People are naturally going to see Natalie Merchant as the primal force in the Maniac mash which might be understandable (considering her many charms) but slightly unfair (considering the growing strength of stylistic charge that the rest of the band now offer). As I sit in their Venlo hotel, on the last day of my four-day Dutch sojourn, I listen to Dennis, Rob, Jerry, Steve and John etch out their own perspectives on the rise of 10,000 Maniacs, struck by their total and absolute faith in this unwinding, rolling drama. It's John Lombardo who finally draws out the greatest shake of absurdity in all these music compartments.

"It would be uncomfortable if, when we did a country song, it sounded like Tammy Wynette - then we started a reggae-influenced one, singing, 'bout ganga maaan'. We try not to exploit style. We sing the same kind of songs, but generally it concerns themes that are important to us. All these lists of influences? It's like doing a painting, and someone coming in and saying, 'Hey! I see you use blue here for the sky! Is that influenced by Dali? Dali used a lot of blue.'

"lt's the same as someone coming up to us and saying, 'Hmm. . . . I see there's some reggae in there. Were you influenced by The Police?"

Just now, the band seem the perfect compliment (onstage) to Natalie's tireless twists and spins -- vocally/physically -- and her playful song interludes -- whispers and fragments of some favourite old folk songs.
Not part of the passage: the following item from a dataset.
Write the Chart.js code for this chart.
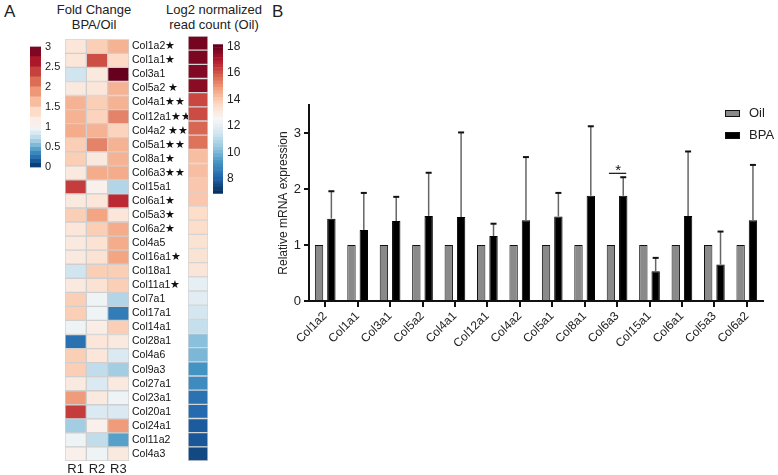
<!DOCTYPE html>
<html>
<head>
<meta charset="utf-8">
<script src="https://cdn.jsdelivr.net/npm/chart.js@4.4.1/dist/chart.umd.min.js"></script>
<style>
  body { margin: 0; background: #fff; width: 778px; height: 475px; position: relative; overflow: hidden;
         font-family: "Liberation Sans", Arial, sans-serif; color: #222; }
  canvas { position: absolute; }
  .txt { position: absolute; text-align: center; white-space: nowrap; }
</style>
</head>
<body>
<div class="txt" style="left:4px;top:2px;font-size:17px">A</div>
<div class="txt" style="left:44px;top:2px;width:100px;font-size:13px;line-height:15px">Fold Change<br>BPA/Oil</div>
<div class="txt" style="left:159px;top:2px;width:110px;font-size:13px;line-height:15px">Log2 normalized<br>read count (Oil)</div>
<div class="txt" style="left:272px;top:2px;font-size:17px">B</div>

<canvas id="fcBar" width="36" height="142" style="left:30px;top:36px"></canvas>
<canvas id="heat" width="190" height="445" style="left:0;top:30px"></canvas>
<canvas id="reads" width="20" height="425" style="left:188px;top:36px"></canvas>
<canvas id="readBar" width="34" height="172" style="left:213px;top:33px"></canvas>
<canvas id="qpcr" width="528" height="395" style="left:250px;top:80px"></canvas>

<script>
// ---- panel A : heatmap ----
const genes = ["Col1a2", "Col1a1", "Col3a1", "Col5a2", "Col4a1", "Col12a1", "Col4a2", "Col5a1", "Col8a1", "Col6a3",
  "Col15a1", "Col6a1", "Col5a3", "Col6a2", "Col4a5", "Col16a1", "Col18a1", "Col11a1", "Col7a1", "Col17a1",
  "Col14a1", "Col28a1", "Col4a6", "Col9a3", "Col27a1", "Col23a1", "Col20a1", "Col24a1", "Col11a2", "Col4a3"];
const geneStars = ["★", "★", "", " ★", "★★", "★★", " ★★", "★★", "★", "★★",
  "", "★", "★", "★", "", "★", "", "★", "", "",
  "", "", "", "", "", "", "", "", "", ""];
const replicates = ["R1", "R2", "R3"];
// fold change BPA/Oil per replicate
const foldR1 = [1.25, 1.25, 0.8, 1.2, 1.7, 1.7, 1.75, 1.5, 1.5, 1.2,
  2.4, 1.2, 1.5, 1.25, 1.2, 1.2, 0.8, 1.2, 1.5, 1.5,
  0.95, 0.25, 1.5, 1.5, 1.2, 1.85, 2.4, 0.65, 0.95, 1.1];
const foldR2 = [1.5, 2.3, 1.2, 1.25, 1.5, 1.45, 1.7, 2.0, 1.2, 1.75,
  1.1, 1.25, 1.8, 1.5, 1.3, 1.3, 1.5, 1.3, 0.95, 0.95,
  1.15, 1.25, 1.25, 0.75, 0.85, 1.2, 0.85, 1.1, 0.75, 0.95];
const foldR3 = [1.7, 1.4, 3.0, 1.7, 1.7, 2.0, 1.45, 1.7, 1.7, 1.75,
  0.7, 2.5, 1.25, 1.75, 1.75, 1.8, 1.5, 1.5, 0.7, 0.3,
  1.5, 1.2, 0.85, 0.65, 1.2, 0.95, 0.85, 1.85, 0.45, 1.2];
// log2 normalized read count (Oil)
const readCount = [17.8, 17.7, 17.6, 17.5, 16.2, 16.1, 15.7, 15.5, 14.2, 14.2,
  14.0, 14.0, 13.5, 13.5, 13.3, 13.3, 13.2, 12.0, 11.9, 11.5,
  11.2, 10.2, 10.0, 9.2, 9.0, 8.4, 8.2, 7.9, 7.8, 7.5];
const foldTicks = [0, 0.5, 1, 1.5, 2, 2.5, 3];
const readTicks = [8, 10, 12, 14, 16, 18];

// ---- panel B : qPCR ----
const qGenes = ["Col1a2", "Col1a1", "Col3a1", "Col5a2", "Col4a1", "Col12a1", "Col4a2",
  "Col5a1", "Col8a1", "Col6a3", "Col15a1", "Col6a1", "Col5a3", "Col6a2"];
const oilMean = [1, 1, 1, 1, 1, 1, 1, 1, 1, 1, 1, 1, 1, 1];
const bpaMean = [1.47, 1.27, 1.43, 1.52, 1.50, 1.16, 1.44, 1.51, 1.88, 1.88, 0.53, 1.52, 0.65, 1.44];
const bpaErrTop = [1.96, 1.93, 1.86, 2.29, 3.01, 1.38, 2.57, 1.93, 3.12, 2.21, 0.77, 2.67, 1.24, 2.43];
const yTicks = [0, 1, 2, 3];
const sigGene = "Col6a3";
const sigLevel = 2.28;

const FONT = "'Liberation Sans', Arial, sans-serif";
Chart.defaults.font.family = FONT;
Chart.defaults.color = "#222";
Chart.defaults.animation = false;
Chart.defaults.plugins.legend.display = false;
Chart.defaults.plugins.tooltip.enabled = false;

// RdBu colour scale
const rdbu = ["#053061", "#2166ac", "#4393c3", "#92c5de", "#d1e5f0", "#f7f7f7",
  "#fddbc7", "#f4a582", "#d6604d", "#b2182b", "#67001f"];
function hex(h) {
  return [1, 3, 5].map(i => parseInt(h.slice(i, i + 2), 16));
}
function mix(t) {
  t = Math.max(0, Math.min(1, t));
  const p = t * 10;
  const i = Math.min(9, Math.floor(p));
  const f = p - i;
  const a = hex(rdbu[i]), b = hex(rdbu[i + 1]);
  const c = a.map((v, k) => Math.round(v + (b[k] - v) * f));
  return `rgb(${c[0]},${c[1]},${c[2]})`;
}
function foldColor(v) {
  return mix(v <= 1 ? v / 2 : 0.5 + (v - 1) / 4);
}
function readColor(v) {
  return mix((v - 7) / 11);
}

// heatmap of fold changes
const foldCols = [foldR1, foldR2, foldR3];
new Chart(document.getElementById("heat"), {
  type: "bar",
  data: {
    labels: genes,
    datasets: foldCols.map((col, c) => ({
      data: col.map(() => [c, c + 1]),
      backgroundColor: col.map(foldColor),
      borderColor: "#cfcfcf",
      borderWidth: 1,
      borderSkipped: false,
      grouped: false,
      barPercentage: 1,
      categoryPercentage: 1
    }))
  },
  options: {
    responsive: false,
    indexAxis: "y",
    layout: { padding: { left: 65, top: 6, right: 0, bottom: 0 } },
    scales: {
      x: {
        type: "linear", min: 0, max: 3, position: "bottom",
        grid: { display: false, drawTicks: false }, border: { display: false },
        afterBuildTicks: s => { s.ticks = replicates.map((r, i) => ({ value: i + 0.5 })); },
        afterFit: s => { s.height = 14; },
        ticks: { font: { size: 13 }, padding: 1, callback: (v, i) => replicates[i] }
      },
      y: {
        position: "right",
        grid: { display: false, drawTicks: false }, border: { display: false },
        afterFit: s => { s.width = 61; },
        ticks: { font: { size: 10.5 }, color: "#111", padding: 3, autoSkip: false,
                 callback: (v, i) => genes[i] + geneStars[i] }
      }
    }
  }
});

// read count column
new Chart(document.getElementById("reads"), {
  type: "bar",
  data: {
    labels: genes,
    datasets: [{
      data: readCount.map(() => [0, 1]),
      backgroundColor: readCount.map(readColor),
      borderColor: "#d4d4d4",
      borderWidth: 1,
      borderSkipped: false,
      barPercentage: 1,
      categoryPercentage: 1
    }]
  },
  options: {
    responsive: false,
    indexAxis: "y",
    scales: {
      x: { type: "linear", min: 0, max: 1, display: false },
      y: { display: false }
    }
  }
});

// colour bars (bands)
function bandSets(edges, colorFn) {
  const sets = [];
  for (let i = 0; i < edges.length - 1; i++) {
    sets.push({
      data: [[edges[i], edges[i + 1]]],
      backgroundColor: colorFn((edges[i] + edges[i + 1]) / 2),
      borderWidth: 0,
      grouped: false,
      barPercentage: 1,
      categoryPercentage: 1
    });
  }
  return sets;
}
const foldEdges = [];
for (let v = 0; v < 1; v += 0.1) foldEdges.push(+v.toFixed(2));
for (let v = 1; v <= 3.001; v += 0.25) foldEdges.push(+v.toFixed(2));
const readEdges = [];
for (let v = 6.9; v <= 18.16; v += 0.25) readEdges.push(+v.toFixed(2));

function colorBar(id, edges, colorFn, min, max, ticks, pad, fontSize, width) {
  new Chart(document.getElementById(id), {
    type: "bar",
    data: { labels: [""], datasets: bandSets(edges, colorFn) },
    options: {
      responsive: false,
      layout: { padding: pad },
      scales: {
        x: { display: false },
        y: {
          type: "linear", min: min, max: max, position: "right",
          grid: { display: false, drawTicks: false }, border: { display: false },
          afterBuildTicks: s => { s.ticks = ticks.map(v => ({ value: v })); },
          afterFit: s => { s.width = width; },
          ticks: { font: { size: fontSize }, padding: 4, callback: v => String(v) }
        }
      }
    }
  });
}
colorBar("fcBar", foldEdges, foldColor, 0, 3, foldTicks, { top: 5, bottom: 5 }, 11, 25);
colorBar("readBar", readEdges, readColor, 6.9, 18.15, readTicks, { top: 4, bottom: 4 }, 12, 24);

// ---- panel B plugins ----
const errorBars = {
  id: "errorBars",
  afterDatasetsDraw(chart) {
    const ctx = chart.ctx;
    const y = chart.scales.y;
    const meta = chart.getDatasetMeta(1);
    ctx.save();
    meta.data.forEach((bar, i) => {
      const top = y.getPixelForValue(bpaErrTop[i]);
      ctx.strokeStyle = "#666";
      ctx.lineWidth = 1.5;
      ctx.beginPath();
      ctx.moveTo(bar.x, bar.y);
      ctx.lineTo(bar.x, top);
      ctx.stroke();
      ctx.strokeStyle = "#111";
      ctx.lineWidth = 2;
      ctx.beginPath();
      ctx.moveTo(bar.x - 3, top);
      ctx.lineTo(bar.x + 3, top);
      ctx.stroke();
    });
    // significance mark
    const k = qGenes.indexOf(sigGene);
    const oilBar = chart.getDatasetMeta(0).data[k];
    const bpaBar = meta.data[k];
    const sy = y.getPixelForValue(sigLevel);
    ctx.strokeStyle = "#111";
    ctx.lineWidth = 1.2;
    ctx.beginPath();
    ctx.moveTo(oilBar.x - 2, sy);
    ctx.lineTo(bpaBar.x + 3, sy);
    ctx.stroke();
    ctx.fillStyle = "#111";
    ctx.font = "15px " + FONT;
    ctx.textAlign = "center";
    ctx.textBaseline = "alphabetic";
    ctx.fillText("*", (oilBar.x + bpaBar.x) / 2 + 1, sy + 2);
    ctx.restore();
  }
};

const boxLegend = {
  id: "boxLegend",
  afterDraw(chart) {
    const ctx = chart.ctx;
    const a = chart.chartArea;
    ctx.save();
    chart.data.datasets.forEach((ds, i) => {
      const x = a.right - 38;
      const yy = a.top + 5 + i * 22;
      ctx.fillStyle = ds.backgroundColor;
      ctx.fillRect(x, yy, 15, 7);
      ctx.strokeStyle = "#111";
      ctx.lineWidth = 1;
      ctx.strokeRect(x + 0.5, yy + 0.5, 14, 6);
      ctx.fillStyle = "#222";
      ctx.font = "13px " + FONT;
      ctx.textBaseline = "middle";
      ctx.fillText(ds.label, x + 24, yy + 3.5);
    });
    ctx.restore();
  }
};

new Chart(document.getElementById("qpcr"), {
  type: "bar",
  data: {
    labels: qGenes,
    datasets: [
      { label: "Oil", data: oilMean, backgroundColor: "#8a8a8a", borderColor: "#111", borderWidth: 1,
        categoryPercentage: 0.76, barPercentage: 0.68 },
      { label: "BPA", data: bpaMean, backgroundColor: "#000", borderColor: "#000", borderWidth: 1,
        categoryPercentage: 0.76, barPercentage: 0.68 }
    ]
  },
  options: {
    responsive: false,
    layout: { padding: { left: 22, top: 25, right: 15, bottom: 0 } },
    scales: {
      x: {
        offset: true,
        grid: { offset: false, drawOnChartArea: false, drawTicks: true, tickLength: 6, color: "#111", lineWidth: 2 },
        border: { color: "#111", width: 2 },
        afterFit: s => { s.height = 174; },
        ticks: { font: { size: 12 }, color: "#222", minRotation: 45, maxRotation: 45, padding: 2, autoSkip: false }
      },
      y: {
        min: 0, max: 3.5,
        grid: { drawOnChartArea: false, drawTicks: true, tickLength: 5, color: "#111", lineWidth: 2 },
        border: { color: "#111", width: 2 },
        afterBuildTicks: s => { s.ticks = yTicks.map(v => ({ value: v })); },
        afterFit: s => { s.width = 37; },
        ticks: { font: { size: 13 }, color: "#222", padding: 3 },
        title: { display: true, text: "Relative mRNA expression", font: { size: 12 }, color: "#222" }
      }
    }
  },
  plugins: [errorBars, boxLegend]
});
</script>
</body>
</html>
They now seem the perfect compliment (on record) to her musky vocal charm and her comprehensive word images. When she talks of wanting to put all her experience in that live performance, just let every drop spill out, I'm not wary of saying that -- between the faint tickle of Tide or Back O the Moon to the escalating sexual-sensual climax of Colonial Wing -- they're close to grasping some of the crucial extremes; shaping the loneliness and chaos of great sadness and the tornado-force of great joy with a reassuring strength of imagination. Beyond that, Natalie's words spin out. . . marvellous and mysterious, seemingly aware of their own masked nature but settling with half-glimpses and split glances. Besides, she tells me that "I feel I reveal myself more when I dance than when I sing." On stage, she'll spin and spin, as the other five Maniacs almost casually carve out these twilight melodies that seem (at first) too softly persuasive, too wholesomely calm but... scatter and swarm and catch you up in their infectious magic touch.

"lt's good that there's a sense of joy about our performances now," Natalie reflects. And, as she looks out onto the still, early-morning hushed Venlo streets, I ask her to try and sum it all up, all those spins, all those beautifully strange word-marriages, all that joy ...

"I think we're romantic. I certainly romanticise in my songs, try to lift everything above the subliminal. If you can't glorify things like matadors and great painters... if you can't glorify human life. . ."

Her voice ebbs away to an untroubled, comfortable silence. Sometimes silence says it all.